Feds: Woman Trafficked Vermont Girls to NYC
Dec. 14, 2001 -- -- A Burlington, Vt., woman accused of luring a dozen girls and young women from Vermont to work as prostitutes in New York City pleaded not guilty today.
Beverly Holland, 39, was charged in an 11-count federal indictment filed Thursday that bears striking similarity to another Burlington-to-the-Bronx sex ring in which a 16-year-old Vermont girl was killed last January.
Thursday's indictment alleges that Holland used an apartment in Burlington to solicit and train girls and young women to work for her as prostitutes in the New York City borough of the Bronx, where she rented another apartment. She appeared in U.S. District Court in Burlington today and is being held without bail.
Holland — who allegedly went by the street name "Candy" — brought at least 12 women and girls, six of whom were between 15 and 17 years old, to the Bronx from April 2000 until early 2001, prosecutors say.
She would put them up by day in the apartment, and take them out to solicit sex at night, the indictment says. She allegedly often took the girls to an area near the Queensborough Bridge connecting Manhattan and Queens, where men cruised for prostitutes, then kept an eye on them as they worked the streets.
If the girls refused to prostitute themselves, according to the indictment, Holland would tell them the only way they could get a bus ticket back to Vermont was by earning money through sex..
Holland allegedly also had the girls give the men who paid them for sex business cards that read, "Candy's Girls — Entertainment for All Occasions," and included the telephone number of the Bronx apartment.

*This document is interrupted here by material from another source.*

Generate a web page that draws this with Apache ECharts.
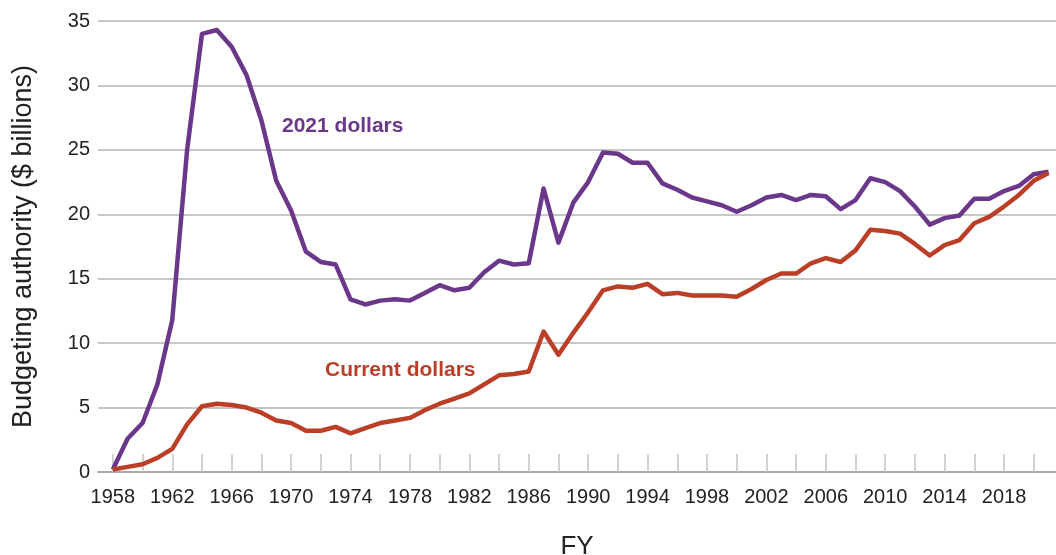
<!DOCTYPE html>
<html>
<head>
<meta charset="utf-8">
<script src="https://cdn.jsdelivr.net/npm/echarts@6/dist/echarts.min.js"></script>
<style>
  html, body { margin: 0; padding: 0; background: #fff; }
  #chart { width: 1056px; height: 555px; }
</style>
</head>
<body>
<div id="chart"></div>
<script>
// fiscal years 1958..2021
const years = [
  1958, 1959, 1960, 1961, 1962, 1963, 1964, 1965, 1966, 1967,
  1968, 1969, 1970, 1971, 1972, 1973, 1974, 1975, 1976, 1977,
  1978, 1979, 1980, 1981, 1982, 1983, 1984, 1985, 1986, 1987,
  1988, 1989, 1990, 1991, 1992, 1993, 1994, 1995, 1996, 1997,
  1998, 1999, 2000, 2001, 2002, 2003, 2004, 2005, 2006, 2007,
  2008, 2009, 2010, 2011, 2012, 2013, 2014, 2015, 2016, 2017,
  2018, 2019, 2020, 2021
];

// $ billions, constant 2021 dollars
const constDollars = [
  0.2, 2.6, 3.8, 6.8, 11.8, 25.0, 34.0, 34.3, 33.0, 30.8,
  27.3, 22.6, 20.3, 17.1, 16.3, 16.1, 13.4, 13.0, 13.3, 13.4,
  13.3, 13.9, 14.5, 14.1, 14.3, 15.5, 16.4, 16.1, 16.2, 22.0,
  17.8, 20.9, 22.5, 24.8, 24.7, 24.0, 24.0, 22.4, 21.9, 21.3,
  21.0, 20.7, 20.2, 20.7, 21.3, 21.5, 21.1, 21.5, 21.4, 20.4,
  21.1, 22.8, 22.5, 21.8, 20.6, 19.2, 19.7, 19.9, 21.2, 21.2,
  21.8, 22.2, 23.1, 23.3
];

// $ billions, current dollars
const currentDollars = [
  0.2, 0.4, 0.6, 1.1, 1.8, 3.7, 5.1, 5.3, 5.2, 5.0,
  4.6, 4.0, 3.8, 3.2, 3.2, 3.5, 3.0, 3.4, 3.8, 4.0,
  4.2, 4.8, 5.3, 5.7, 6.1, 6.8, 7.5, 7.6, 7.8, 10.9,
  9.1, 10.8, 12.4, 14.1, 14.4, 14.3, 14.6, 13.8, 13.9, 13.7,
  13.7, 13.7, 13.6, 14.2, 14.9, 15.4, 15.4, 16.2, 16.6, 16.3,
  17.2, 18.8, 18.7, 18.5, 17.7, 16.8, 17.6, 18.0, 19.3, 19.8,
  20.6, 21.5, 22.6, 23.2
];

const xTickYears = [
  1958, 1960, 1962, 1964, 1966, 1968, 1970, 1972, 1974, 1976,
  1978, 1980, 1982, 1984, 1986, 1988, 1990, 1992, 1994, 1996,
  1998, 2000, 2002, 2004, 2006, 2008, 2010, 2012, 2014, 2016,
  2018, 2020
];
const xLabelYears = [
  1958, 1962, 1966, 1970, 1974, 1978, 1982, 1986, 1990, 1994,
  1998, 2002, 2006, 2010, 2014, 2018
];

const PURPLE = '#6b378b';
const RED = '#bb3f26';
const FONT = '"Liberation Sans", Arial, Helvetica, sans-serif';

const chart = echarts.init(document.getElementById('chart'));

chart.setOption({
  animation: false,
  textStyle: { fontFamily: FONT },
  grid: { left: 98, right: 0, top: 21, bottom: 83, containLabel: false, outerBoundsMode: 'none' },
  xAxis: {
    type: 'value',
    min: 1957,
    max: 2021.5,
    name: 'FY',
    nameLocation: 'middle',
    nameGap: 62,
    nameTextStyle: { fontSize: 26, color: '#222', fontFamily: FONT },
    splitLine: { show: false },
    axisLine: { show: true, onZero: false, lineStyle: { color: '#a0a0a0', width: 1.5 } },
    axisTick: {
      show: true,
      inside: true,
      length: 18,
      customValues: xTickYears,
      lineStyle: { color: '#c4c4c4', width: 1.5 }
    },
    axisLabel: {
      customValues: xLabelYears,
      margin: 15,
      fontSize: 20,
      color: '#222',
      formatter: v => String(v)
    }
  },
  yAxis: {
    type: 'value',
    min: 0,
    max: 35,
    interval: 5,
    name: 'Budgeting authority ($ billions)',
    nameLocation: 'middle',
    nameGap: 61,
    nameTextStyle: { fontSize: 27, color: '#222', fontFamily: FONT },
    axisLine: { show: false },
    axisTick: { show: false },
    axisLabel: { margin: 8, fontSize: 20, color: '#222' },
    splitLine: { lineStyle: { color: '#b4b4b4', width: 1.5 } }
  },
  graphic: [
    {
      type: 'text',
      left: 282,
      top: 116,
      style: { text: '2021 dollars', fill: PURPLE, font: 'bold 21px ' + FONT }
    },
    {
      type: 'text',
      left: 325,
      top: 360,
      style: { text: 'Current dollars', fill: RED, font: 'bold 21px ' + FONT }
    }
  ],
  series: [
    {
      name: '2021 dollars',
      type: 'line',
      data: years.map((y, i) => [y, constDollars[i]]),
      symbol: 'none',
      lineStyle: { color: PURPLE, width: 4.5, join: 'round' },
      z: 3
    },
    {
      name: 'Current dollars',
      type: 'line',
      data: years.map((y, i) => [y, currentDollars[i]]),
      symbol: 'none',
      lineStyle: { color: RED, width: 4.5, join: 'round' },
      z: 4
    }
  ]
});
</script>
</body>
</html>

In one instance, Holland allegedly learned that the parents of one girl were looking for her, so she told the girl to call her mother and tell her she was staying with a friend in Rutland, Vt. Holland allegedly made the girl work the streets that night, then sent her home to her parents in the morning.
The Death of Christal Jones
The case bears striking similarities to the death of Christal Jones, who was found smothered in rundown apartment on Zerega Avenue in the Hunts Point section of the Bronx.
Authorities said that Jones, a troubled girl with a history of running away, was lured from her relatively bucolic Vermont surroundings by a prostitution ring that may have enticed numerous other girls from the area into an involuntary life of sex for pay and drugs.
Prosecutors said a Bronx man, Jose Rodriguez, who was arrested in the Bronx on Dec. 11, 2000, and charged with promoting prostitution and statutory rape, was also involved in the ring. His alleged victims were two other Vermont teenagers.
As a result of the investigation into Jones' death, Vermont Gov. Howard Dean and state lawmakers called for an inquiry into how the state handled runaway and troubled teenagers.
It appears that all the girls who were lured to New York were in the custody of the Department of Social and Rehabilitation Service.
William Young, the commissioner of the department, told The Associated Press today he did not know if more than one prostitution ring had been working in Vermont. He said his agency had been working with police on the prostitution investigations.
"I think the nature of this business is nobody knows for sure the extent of this," he said.
Prosecutors have not linked Rodriguez and Holland. Neither is charged in Jones' slaying, which remains unsolved.